While Friday’s staggering lineup kept spirits pumped despite the slosh, Saturday’s sun was a fresh start with bikini tops and fedoras aplenty. We started the day off proper by discovering the backstage VIP Media area, as well as the VIP bathrooms and VIP booze. Kicking ourselves for not discovering this music Mecca when the monsoon hit the day before, we didn’t hesitate to take shade when invited to enjoy a refreshing Grey Goose with Mr. Kool Keith himself. Wrapped in a silvery-sequined-babushka and sporting a deer-in-headlights vibe, Kool Keith, Dr. Octagon, and all of his multiple personalities of dysfunction and smut, mingled backstage with Ice-T who made a special appearance during Keith’s set. Adrian Grenier chilled out back there before his set with The Honey Brothers, as well as members of My Bloody Valentine…and all their kids.

Lured by the sounds of sweet St. Vincent, we ditched backstage and caught Annie Clark making beautiful noise. It seems as if only she can make distortion seem elegant. Then we moved on to Chairlift, a band which has unfortunately ended up being a bit of a guilty pleasure for me. While I really like their debut, I couldn’t help but feel kind of silly as tweens, in their braided headbands and high-waisted stonewashed short shorts, bum rushed the stage. Maybe it was the iPod commercial (look what happened to Santigold after her Coors commercial) or maybe it’s the fact that there are lots of bands, past and present, making dream pop with a synthesizer and a Brooklyn-based siren doing it a lot better, but I lost interest after the third song and headed over to the Main Stage for My Bloody Valentine, with a brief stop off to check out Neko Case.







I can only describe My Bloody Valentine’s set as a music geek’s wet dream. If you didn’t do your homework, you just won’t get it and I think it’s safe to say many Tool fans played hooky that day. There’s a certain danger to the music. It’s challenging, both physically and mentally. It’s deafening, ear bleeding, soundscape is an almost violent experience, yet there’s something thrilling in the sheer destruction of the sound, something refreshing in the utter obliteration that the music promises.

Crystal Castles hands down stole the night for me. Everyone showed up to see Alice Glass and Ethan Kath blow the big top off All Points West including John Norris and the MTV crew who were broadcasting from the side of the stage. Dear Alice & Ethan: please don’t do a beer commercial no matter what Norris and his ridiculous turquoise skinny jeans tease you with. Wielding a strobe as her weapon of choice, Alice fired and screeched from the top of gigantic booming speakers and revelers gave over to the piercing thrash of electronica’s reigning king and queen. Worship I did.

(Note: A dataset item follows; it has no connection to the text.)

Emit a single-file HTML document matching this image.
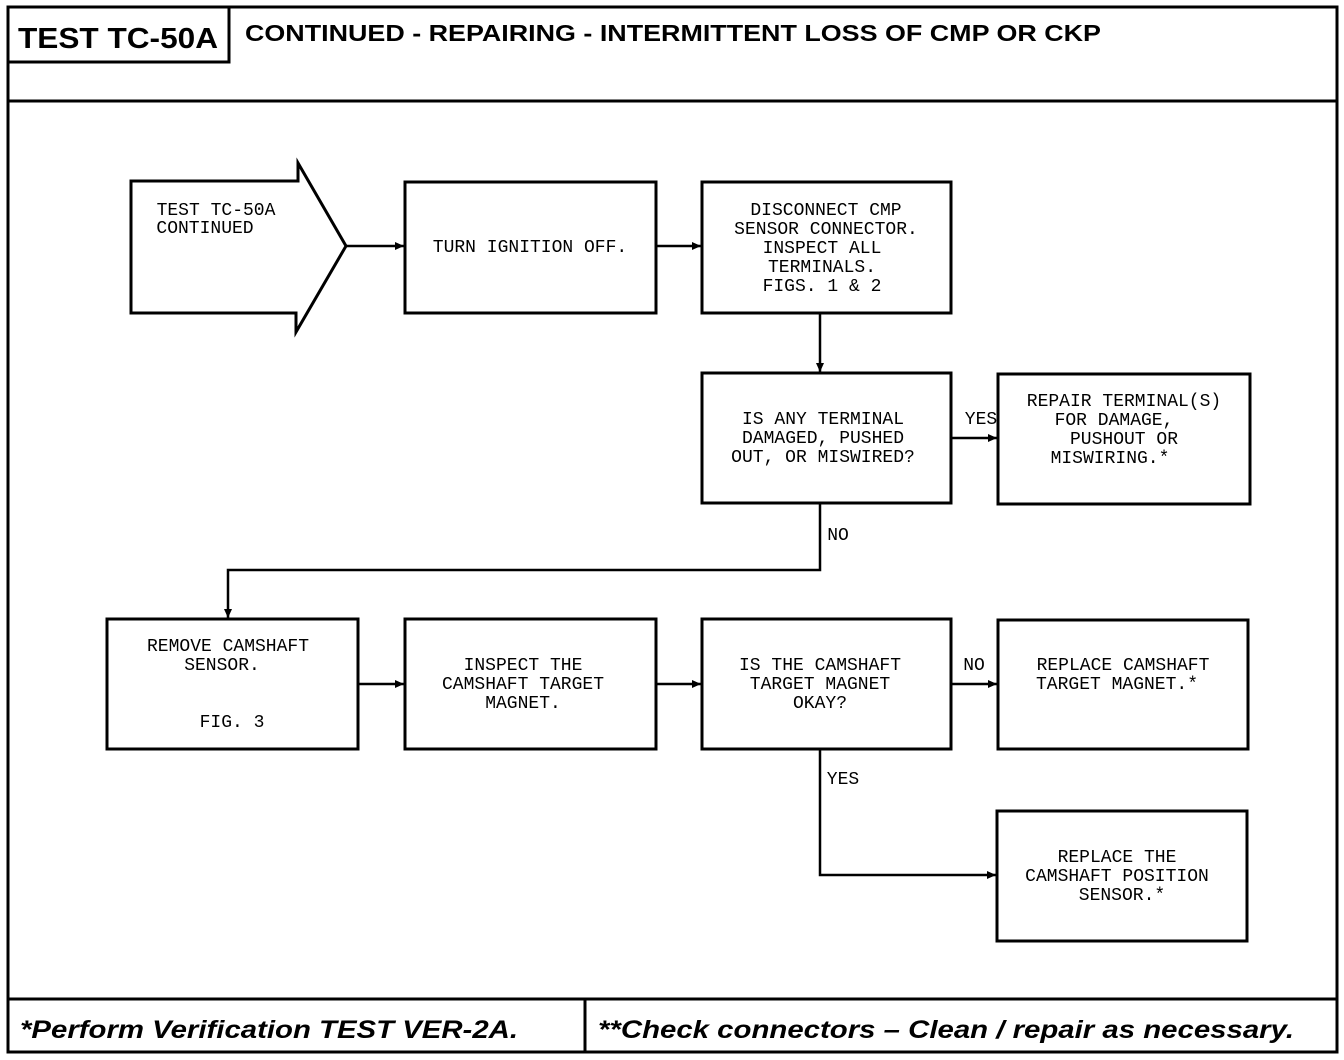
<!DOCTYPE html>
<html><head><meta charset="utf-8"><style>html,body{margin:0;padding:0;background:#fff}svg{display:block}</style></head>
<body>
<svg width="1344" height="1060" viewBox="0 0 1344 1060" xmlns="http://www.w3.org/2000/svg">
<defs><marker id="a" markerWidth="10" markerHeight="10" refX="9" refY="5" orient="auto" markerUnits="userSpaceOnUse"><path d="M0,1 L9,5 L0,9 Z" fill="#000"/></marker></defs>
<g fill="none" stroke="#000" stroke-width="3">
<rect x="8" y="7" width="1329" height="1045"/>
<polyline points="8,62 229,62 229,7"/>
<line x1="8" y1="101" x2="1337" y2="101"/>
<line x1="8" y1="999" x2="1337" y2="999"/>
<line x1="585" y1="999" x2="585" y2="1052"/>
<polygon points="131,181 298,181 298,163 346,246 296,332 296,313 131,313"/>
<rect x="405" y="182" width="251" height="131"/>
<rect x="702" y="182" width="249" height="131"/>
<rect x="702" y="373" width="249" height="130"/>
<rect x="998" y="374" width="252" height="130"/>
<rect x="107" y="619" width="251" height="130"/>
<rect x="405" y="619" width="251" height="130"/>
<rect x="702" y="619" width="249" height="130"/>
<rect x="998" y="620" width="250" height="129"/>
<rect x="997" y="811" width="250" height="130"/>
</g>
<g fill="none" stroke="#000" stroke-width="2.5" marker-end="url(#a)">
<line x1="346" y1="246" x2="404" y2="246"/>
<line x1="656" y1="246" x2="701" y2="246"/>
<line x1="820" y1="313" x2="820" y2="372"/>
<line x1="951" y1="438" x2="997" y2="438"/>
<polyline points="820,503 820,570 228,570 228,618"/>
<line x1="358" y1="684" x2="404" y2="684"/>
<line x1="656" y1="684" x2="701" y2="684"/>
<line x1="951" y1="684" x2="997" y2="684"/>
<polyline points="820,749 820,875 996,875"/>
</g>
<g font-family="Liberation Sans, sans-serif" font-weight="bold" fill="#000">
<text x="18" y="48" font-size="29" textLength="200" lengthAdjust="spacingAndGlyphs">TEST TC-50A</text>
<text x="245" y="41" font-size="23" textLength="856" lengthAdjust="spacingAndGlyphs">CONTINUED -  REPAIRING - INTERMITTENT LOSS OF CMP OR CKP</text>
<text x="20" y="1038" font-size="25" font-style="italic" textLength="498" lengthAdjust="spacingAndGlyphs">*Perform Verification TEST VER-2A.</text>
<text x="598" y="1038" font-size="25" font-style="italic" textLength="696" lengthAdjust="spacingAndGlyphs">**Check connectors – Clean / repair as necessary.</text>
</g>
<g font-family="Liberation Mono, monospace" font-size="18" fill="#000" text-anchor="middle" transform="scale(1,1)">
<text x="216" y="215">TEST TC-50A</text>
<text x="205" y="233">CONTINUED</text>
<text x="530" y="252">TURN IGNITION OFF.</text>
<text x="826" y="215">DISCONNECT CMP</text>
<text x="826" y="234">SENSOR CONNECTOR.</text>
<text x="822" y="253">INSPECT ALL</text>
<text x="822" y="272">TERMINALS.</text>
<text x="822" y="291">FIGS. 1 &amp; 2</text>
<text x="823" y="424">IS ANY TERMINAL</text>
<text x="823" y="443">DAMAGED, PUSHED</text>
<text x="823" y="462">OUT, OR MISWIRED?</text>
<text x="1124" y="406">REPAIR TERMINAL(S)</text>
<text x="1114" y="425">FOR DAMAGE,</text>
<text x="1124" y="444">PUSHOUT OR</text>
<text x="1110" y="463">MISWIRING.*</text>
<text x="981" y="424">YES</text>
<text x="838" y="540">NO</text>
<text x="228" y="651">REMOVE CAMSHAFT</text>
<text x="222" y="670">SENSOR.</text>
<text x="232" y="727">FIG. 3</text>
<text x="523" y="670">INSPECT THE</text>
<text x="523" y="689">CAMSHAFT TARGET</text>
<text x="523" y="708">MAGNET.</text>
<text x="820" y="670">IS THE CAMSHAFT</text>
<text x="820" y="689">TARGET MAGNET</text>
<text x="820" y="708">OKAY?</text>
<text x="974" y="670">NO</text>
<text x="1123" y="670">REPLACE CAMSHAFT</text>
<text x="1117" y="689">TARGET MAGNET.*</text>
<text x="843" y="784">YES</text>
<text x="1117" y="862">REPLACE THE</text>
<text x="1117" y="881">CAMSHAFT POSITION</text>
<text x="1122" y="900">SENSOR.*</text>
</g>
</svg>
</body></html>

Educated by Tool as a teen and never having seen them live, I was hungry for a peek at Maynard James Keenan’s mug and wanted to feel the Undertow. Unfortunately, the notoriously private troupe denied photo privileges and Maynard remained cloaked in shadow throughout the entire set. While I understand that graphics and visual art play a large part in the band’s schema, there was definitely an element of disappointment. We came to Jersey to see you, not a video of a stone baby melt into some sort of unidentified arthropod. We rode the subway for an hour and a half, took the stank PATH train, a shuttle, and then walked 1.5 miles in the sulfur-simmering mud to see you. You. There’s nothing wrong with giving fans what they want. You wanna rock about transcendence? Show Your Bones, like Karen O.